Number 254: Wislawa Szymborska "Seen From Above"

Seen From Above

On a dirt road lies a dead beetle.
Three pairs of legs carefully folded on his belly.

Instead of death's chaos – neatness and order.

The horror of this sight is mitigated,

the range strictly local, from witchgrass grass to spearmint.

Sadness is not contagious.

The sky is blue.

For our peace of mind, their death seemingly shallower,
animals do not pass away, but simply die,
losng – we wish to believe – less awareness and the world,
leaving – it seems to us – a stage less tragic.
Their humble little souls do not haunt our dreams,
they keep their distance,
know their place.

So here lies the dead beetle on the road,
glistens unlamented when the sun hits.
A glance at him is as good as a thought:
he looks as though nothing important had befallen him.
What's important is valid supposedly for us.
For just our life, for just our death,
a death that enjoys an extorted primacy.

--Wislawa Szymborska
(translated by Magnus J. Krynski and Robert A. Maguire)

Hap Notes: Ah, the superiority of large creatures!

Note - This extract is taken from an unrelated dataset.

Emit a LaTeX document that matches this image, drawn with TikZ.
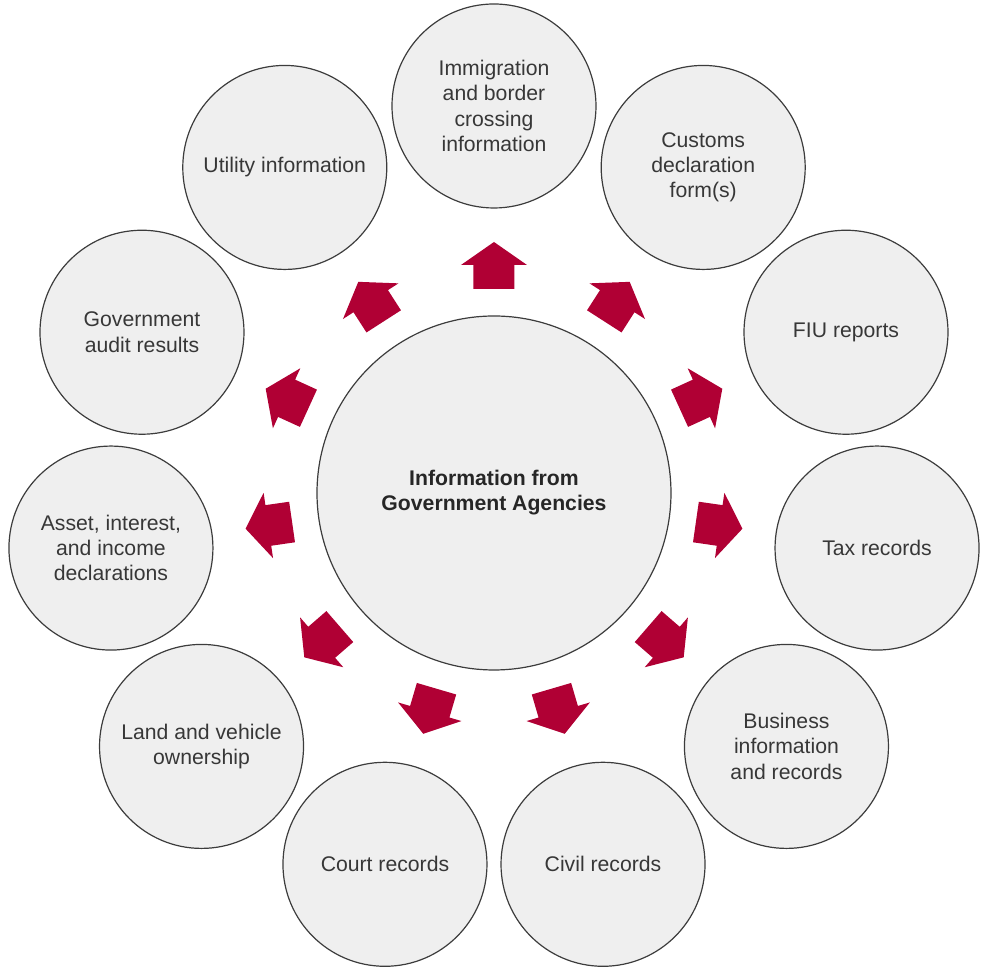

How we love to think that our lives have meaning and thoughts and philosophies and other creatures do not. It's interesting to note that much that we have learned about other creatures in the last 50 years supports the idea that they converse in their own ways. The Human Genome Project shows that we have a good deal in common with the worm.

I don't exactly know why people are repulsed by, let alone not sympathetic to, insects. They are so fascinating and often quite beautiful. Remember the James K. Baxter Poem we did about the wild bees? (Here it is if you want a refresher: See where he compares the raiding of a bee hive to the siege of Carthage? Why do we think we are superior to other creatures? And for those thinking of the Bible and all that "man will have dominion over the earth," one wonders if that phrase doesn't carry with it a heavy responsibility?

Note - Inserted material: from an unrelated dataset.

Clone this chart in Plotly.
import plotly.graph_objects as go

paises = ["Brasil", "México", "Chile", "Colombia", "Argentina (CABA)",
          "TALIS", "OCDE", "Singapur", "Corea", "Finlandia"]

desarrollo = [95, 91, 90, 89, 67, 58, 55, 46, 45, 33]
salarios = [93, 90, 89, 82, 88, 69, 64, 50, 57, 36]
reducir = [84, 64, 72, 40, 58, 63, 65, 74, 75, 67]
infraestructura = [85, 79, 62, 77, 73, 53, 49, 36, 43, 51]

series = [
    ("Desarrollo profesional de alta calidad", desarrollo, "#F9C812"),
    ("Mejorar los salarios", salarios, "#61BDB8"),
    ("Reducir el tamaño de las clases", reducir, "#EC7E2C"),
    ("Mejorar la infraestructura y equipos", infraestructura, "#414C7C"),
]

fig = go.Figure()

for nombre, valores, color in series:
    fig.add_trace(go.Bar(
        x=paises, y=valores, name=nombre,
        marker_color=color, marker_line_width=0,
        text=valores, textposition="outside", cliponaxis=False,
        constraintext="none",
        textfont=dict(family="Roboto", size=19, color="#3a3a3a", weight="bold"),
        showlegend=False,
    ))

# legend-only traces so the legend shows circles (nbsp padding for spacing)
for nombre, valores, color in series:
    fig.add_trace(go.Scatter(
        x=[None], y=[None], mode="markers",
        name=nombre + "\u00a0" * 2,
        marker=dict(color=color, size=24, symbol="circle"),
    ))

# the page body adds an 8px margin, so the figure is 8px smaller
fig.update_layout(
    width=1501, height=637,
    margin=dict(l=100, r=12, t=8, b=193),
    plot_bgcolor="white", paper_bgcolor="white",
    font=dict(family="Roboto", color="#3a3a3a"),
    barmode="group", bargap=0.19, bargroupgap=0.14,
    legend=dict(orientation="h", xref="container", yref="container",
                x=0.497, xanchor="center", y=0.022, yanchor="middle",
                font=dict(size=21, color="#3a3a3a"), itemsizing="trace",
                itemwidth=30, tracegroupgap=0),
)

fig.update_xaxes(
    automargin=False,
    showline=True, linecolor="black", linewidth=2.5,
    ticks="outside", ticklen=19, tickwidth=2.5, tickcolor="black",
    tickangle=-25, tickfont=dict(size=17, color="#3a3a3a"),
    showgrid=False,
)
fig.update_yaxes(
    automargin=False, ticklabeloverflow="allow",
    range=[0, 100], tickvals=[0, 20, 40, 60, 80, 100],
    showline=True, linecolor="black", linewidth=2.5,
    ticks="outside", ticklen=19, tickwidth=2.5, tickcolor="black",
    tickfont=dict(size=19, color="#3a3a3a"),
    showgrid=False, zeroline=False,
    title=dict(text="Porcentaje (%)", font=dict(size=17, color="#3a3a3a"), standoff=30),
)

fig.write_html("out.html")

I'm not suggesting that you invite a spider to tea or have a cluster of ladybugs over for dinner (although that would be mighty nice of you) but each creature has function and meaning on the planet, do they not? This planet is whirling with tangles of the births and deaths of millions of creatures every day. Isn't that an amazing miracle when one thinks of the stages needed to create or kill any living organism? Makes your head spin, doesn't it?

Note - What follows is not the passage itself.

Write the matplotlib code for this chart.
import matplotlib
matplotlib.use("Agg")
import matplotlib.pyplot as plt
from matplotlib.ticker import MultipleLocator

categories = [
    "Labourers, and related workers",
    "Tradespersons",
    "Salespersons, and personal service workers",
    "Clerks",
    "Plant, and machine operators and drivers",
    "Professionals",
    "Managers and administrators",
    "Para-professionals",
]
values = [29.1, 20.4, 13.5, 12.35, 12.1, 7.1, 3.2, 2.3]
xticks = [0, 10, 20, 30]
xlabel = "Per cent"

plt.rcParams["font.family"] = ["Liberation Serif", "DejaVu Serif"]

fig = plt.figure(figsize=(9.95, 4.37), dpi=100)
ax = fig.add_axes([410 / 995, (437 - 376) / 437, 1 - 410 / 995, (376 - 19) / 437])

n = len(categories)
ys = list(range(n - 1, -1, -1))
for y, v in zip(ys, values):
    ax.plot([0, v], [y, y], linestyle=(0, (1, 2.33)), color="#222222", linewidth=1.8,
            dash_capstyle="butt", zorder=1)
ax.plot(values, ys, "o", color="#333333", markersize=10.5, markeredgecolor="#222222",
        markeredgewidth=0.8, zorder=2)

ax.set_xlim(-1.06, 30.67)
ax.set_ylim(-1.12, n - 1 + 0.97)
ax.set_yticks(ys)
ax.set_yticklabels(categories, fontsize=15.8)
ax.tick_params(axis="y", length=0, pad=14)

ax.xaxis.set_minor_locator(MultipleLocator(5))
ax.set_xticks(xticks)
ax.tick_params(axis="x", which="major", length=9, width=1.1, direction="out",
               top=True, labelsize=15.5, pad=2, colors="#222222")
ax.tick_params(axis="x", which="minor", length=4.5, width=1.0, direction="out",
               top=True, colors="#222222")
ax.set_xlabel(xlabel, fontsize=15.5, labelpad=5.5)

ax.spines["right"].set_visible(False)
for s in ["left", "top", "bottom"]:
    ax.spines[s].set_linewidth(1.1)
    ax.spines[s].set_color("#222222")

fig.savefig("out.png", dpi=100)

The universe is a very busy place. It's not a bad idea to stop and rejoice/lament all this with an open heart.

Note the title of this poem. What does it imply aside from our obvious height difference with a beetle?

Here's where we've talked about Szymborska before:

The masthead, in addition to a dead beetle (I believe it's a Stag Beetle), features a picture of witchgrass and also, jewelry made from dead beetles. It's cool looking stuff but the idea of using dead creatures for adornment is somewhat abhorrent and speaks directly to the point of the poem, does it not?